Cada vez que voy a las librerías a ver qué encuentro para leer, me descubro en un acto -casi- automático pero inevitable. Entro a la librería y comienza el ritual.
Primera, arrogante, está siempre la mesa de novedades como puerto de entrada al resto, paso después a la de autores latinoamericanos, me quedo otro rato en la de escritores argentinos donde busco alguna jóven promesa acodada junto a los más tradicionales del gremio, salteo la de política -por ahora, paso-, mientras salteo también la de autoayuda con el rabillo del ojo trato de ver si me estoy perdiendo algo por hacerme el superado, vuelo rasante sin mucha profundidad en las pilas de best sellers, en fin: empiezo a verlos acomodados en sus mesas y a estudiarlos desde lejos.
Algunos me llaman la atención desde su título, otros por encontrarme con algún autor conocido o entrañable para mí, otros desde el diseño de la portada. Pero luego invariablemente, aparece ese acto reflejo: doy vuelta el libro velozmente, casi con un giro en el aire, y me zambullo en la contratapa.

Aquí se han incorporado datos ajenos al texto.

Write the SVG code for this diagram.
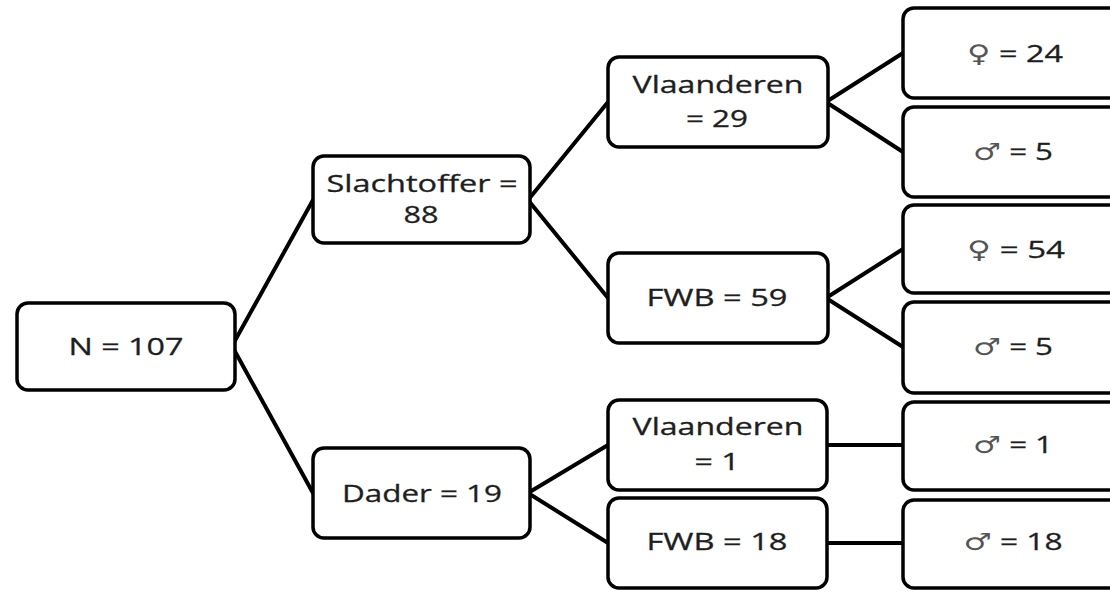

Y que tiene de interesante la contratapa? Es un resumen caprichoso, aleatorio, "comercial", que quizás hasta el mismísimo autor desconozca. Algunas simples breves líneas que me tratan de vender la historia, de contarme algo que me seduzca (a veces se les va la mano y me cuentan en apretada síntesis casi todo el libro...), tratará por todos los medios de hacer que sea ESE y no otro, mi próximo compañero de mesa de luz.
Quizás una buena novela quede descartada en la selección por "culpa" de su contratapa.
Esa contratapa me propone un contrato, breve, efímero pero intenso a la vez: si en el momento en que recorrí esas líneas logró convencerme, vuelvo a girar el libro velozmente y alguien empezará a contarme una nueva historia.